O que recebi em troca foram virares de cara, conversas de que eu "estava confusa", humilhações, ofensas. E isto da parte de quem me estava mais próximo. Da parte de pessoas que eu julgava conhecer e de quem eu gostava. Foi só aí, aos vinte e tal anos que comecei a aprender. A aprender que as pessoas não prestam, só pensam nelas e no que podem ganhar contigo, dando-se contigo.

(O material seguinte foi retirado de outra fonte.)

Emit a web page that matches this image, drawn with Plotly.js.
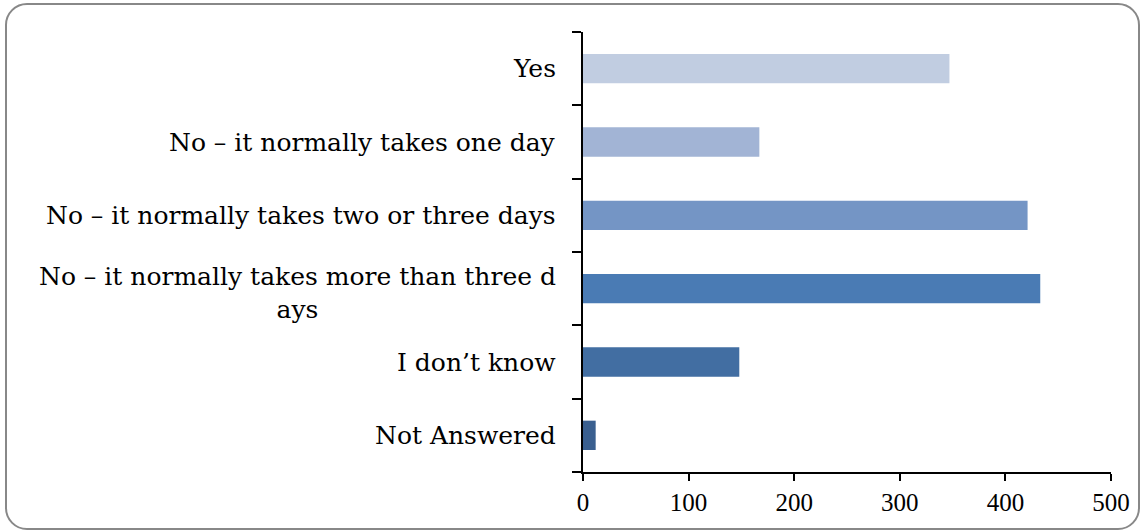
<!DOCTYPE html>
<html>
<head>
<meta charset="utf-8">
<script src="https://cdn.plot.ly/plotly-3.0.1.min.js"></script>
<style>
  html, body { margin: 0; padding: 0; background: #fff; }
  #wrap { position: relative; width: 1144px; height: 531px; }
  #chart { position: absolute; left: 0; top: 0; width: 1144px; height: 531px; }
  #frame { position: absolute; left: 5px; top: 3px; width: 1131px; height: 523px;
           border: 2px solid #888; border-radius: 22px; pointer-events: none; }
</style>
</head>
<body>
<div id="wrap">
  <div id="chart"></div>
  <div id="frame"></div>
</div>
<script>
const categories = [
  "Yes",
  "No – it normally takes one day",
  "No – it normally takes two or three days",
  "No – it normally takes more than three d<br>ays",
  "I don’t know",
  "Not Answered"
];
const values = [347, 167, 421, 433, 148, 12];
const barColors = ["#C1CDE1", "#A2B4D5", "#7495C5", "#4A7BB4", "#426EA2", "#3A5F8F"];
const xTicks = [0, 100, 200, 300, 400, 500];

const LABEL_FONT = "DejaVu Serif, serif";
const TICK_FONT = "Liberation Serif, Times New Roman, serif";

const trace = {
  type: "bar",
  orientation: "h",
  y: categories,
  x: values,
  marker: { color: barColors },
  hoverinfo: "none"
};

const annotations = categories.map(c => ({
  xref: "paper", yref: "y",
  x: 0, y: c,
  xanchor: "right", yanchor: "middle",
  xshift: -25,
  yshift: c.indexOf("<br>") >= 0 ? -4 : 0,
  text: c,
  align: "center",
  showarrow: false,
  font: { family: LABEL_FONT, size: 25, color: "#000" }
}));

const layout = {
  width: 1144, height: 531,
  margin: { l: 583, r: 33, t: 32, b: 59 },
  paper_bgcolor: "#fff",
  plot_bgcolor: "#fff",
  showlegend: false,
  bargap: 0.6,
  xaxis: {
    range: [0, 500],
    tickvals: xTicks,
    ticktext: xTicks.map(String),
    showgrid: false,
    zeroline: false,
    showline: true,
    linecolor: "#000",
    linewidth: 2,
    ticks: "outside",
    ticklen: 7,
    tickwidth: 2,
    tickcolor: "#000",
    tickfont: { family: TICK_FONT, size: 25, color: "#000" },
    fixedrange: true
  },
  yaxis: {
    categoryorder: "array",
    categoryarray: categories.slice().reverse(),
    autorange: false,
    range: [-0.5, categories.length - 0.5],
    showgrid: false,
    zeroline: false,
    showline: true,
    linecolor: "#000",
    linewidth: 2,
    ticks: "outside",
    tickmode: "array",
    tickvals: [-0.5, 0.5, 1.5, 2.5, 3.5, 4.5, 5.5],
    ticktext: ["", "", "", "", "", "", ""],
    ticklen: 9,
    tickwidth: 2,
    tickcolor: "#000",
    showticklabels: false,
    fixedrange: true
  },
  annotations: annotations
};

Plotly.newPlot("chart", [trace], layout, { displayModeBar: false, staticPlot: true });
</script>
</body>
</html>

Fiz o meu percurso de transição para a mulher que eu sou hoje, e vejo que pouco mudou. O cinismo e falsidade das pessoas mantém-se. O egoísmo e egocentrismo choca-me, na busca incessante que têm pelo seu próprio umbigo. Na minha opinião, ninguém nasce bonzinho e a querer ajudar e ser amigo dos outros. Nós somos animais e isto é uma enorme selva. Como tal, a maioria das pessoas usa tudo o que pode e não pode para atacar. Afinal, sempre se disse que a melhor defesa é o ataque, certo?

Pois. Mas eu nunca fui, nem vou por aí. Tenho a minha natureza, boa ou má, mas de respeito para com os outros, quer concorde ou não com eles, quer sejam bons ou maus. Não me faltem é ao respeito e nem me passem atestados de estupidez. Posso ser muita coisa, e já fui chamada (e continuo a ser) de muita coisa horrível por pessoas que, apesar de algum tipo de ligação, nunca me conheceram, mas mantenho a minha integridade e dignidade impolutas.

É triste perder a minha inocência e visão bela do mundo humano desta forma, mas, para sobreviver, fui obrigada da pior maneira a fazê-lo. Hoje em dia posso estar velha, fanada e feia. Mas isso não é relevante. O que é relevante é que fui obrigada a afastar-me da maioria das pessoas para manter a minha sanidade mental e emocional. O que interessa é que sou eu, ainda, e apesar dos pesares. E é isso, a minha essência como mulher, como ser humano, que os outros, sejam quem forem, têm que respeitar.

E termino esta reflexão com o célebre provérbio português, que o Mourinho "traduziu" para inglês:: "The dogs bark but the caravan passes" (Os cães ladram mas a caravana passa).